Data extract:
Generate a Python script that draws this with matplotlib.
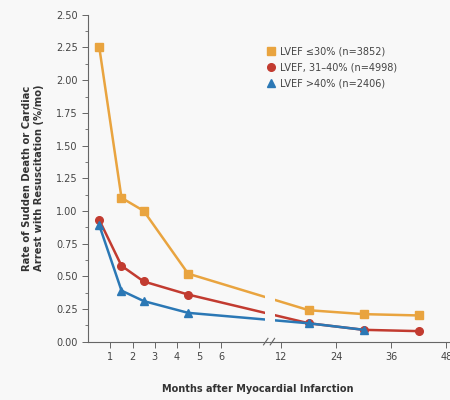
import matplotlib
matplotlib.use("Agg")
import matplotlib.pyplot as plt
import numpy as np

# 月数と各群の発生率 (%/月)
months = [0.5, 1.5, 2.5, 4.5, 18, 30, 42]
lvef_low = [2.25, 1.10, 1.00, 0.52, 0.24, 0.21, 0.20]
lvef_mid = [0.93, 0.58, 0.46, 0.36, 0.14, 0.09, 0.08]
blue_months = [0.5, 1.5, 2.5, 4.5, 18, 30]
lvef_high = [0.89, 0.39, 0.31, 0.22, 0.14, 0.09]

tick_months = [1, 2, 3, 4, 5, 6, 12, 24, 36, 48]
labels = ["LVEF \u226430% (n=3852)", "LVEF, 31\u201340% (n=4998)", "LVEF >40% (n=2406)"]


# 横軸: 0-8ヶ月は等倍, 12ヶ月以降は圧縮
def pos(m):
    m = np.asarray(m, dtype=float)
    return np.where(m <= 8, m, 8.7 + (m - 12) * 2.48 / 12)


bg = "#f8f8f8"
fig = plt.figure(figsize=(4.5, 4.0), dpi=100, facecolor=bg)
ax = fig.add_axes([0.196, 0.146, 0.804, 0.817], facecolor=bg)

ax.plot(pos(months), lvef_low, color="#E9A43F", marker="s", ms=5.5, lw=1.8, label=labels[0])
ax.plot(pos(months), lvef_mid, color="#C23B30", marker="o", ms=5.5, lw=1.8, label=labels[1])
ax.plot(pos(blue_months), lvef_high, color="#2B78B5", marker="^", ms=5.5, lw=1.8, label=labels[2])

# 軸の切れ目
ax.axvspan(7.95, 8.4, ymin=0.004, color=bg, zorder=3, lw=0)
for xb in (8.0, 8.3):
    ax.plot([xb - 0.1, xb + 0.1], [-0.025, 0.025], color="#666666", lw=0.8, zorder=4, clip_on=False)

ax.set_xlim(0, 16.3)
ax.set_ylim(0, 2.5)
ax.set_xticks(pos(tick_months))
ax.set_xticklabels([str(t) for t in tick_months])
ax.set_yticks(np.arange(0, 2.51, 0.25))
ax.set_yticklabels(["%.2f" % v for v in np.arange(0, 2.51, 0.25)])
ax.set_yticks(np.arange(0, 2.5, 0.125), minor=True)

for s in ("top", "right"):
    ax.spines[s].set_visible(False)
for s in ("left", "bottom"):
    ax.spines[s].set_color("#666666")
    ax.spines[s].set_linewidth(0.8)
ax.tick_params(axis="both", colors="#666666", labelcolor="#444444", labelsize=7, length=4, width=0.7)
ax.tick_params(axis="y", which="minor", length=2.5, width=0.6, colors="#666666")

ax.set_ylabel("Rate of Sudden Death or Cardiac\nArrest with Resuscitation (%/mo)",
              fontsize=7.2, fontweight="bold", color="#333333", labelpad=9, linespacing=1.25)
fig.text(0.572, 0.02, "Months after Myocardial Infarction", ha="center",
         fontsize=7, fontweight="bold", color="#333333")

leg = ax.legend(loc="upper left", bbox_to_anchor=(0.47, 0.93), frameon=False,
                fontsize=7, handlelength=0.8, handletextpad=0.5, labelspacing=0.6)
for line in leg.get_lines():
    line.set_linestyle("none")
for t in leg.get_texts():
    t.set_color("#444444")

fig.savefig("out.png", dpi=100, facecolor=bg)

Written exercise: Identify the lines that hold the word "with". Copy every one of them.

Task result:
Generate a Python script that draws this with matplotlib.
ax.set_ylabel("Rate of Sudden Death or Cardiac\nArrest with Resuscitation (%/mo)",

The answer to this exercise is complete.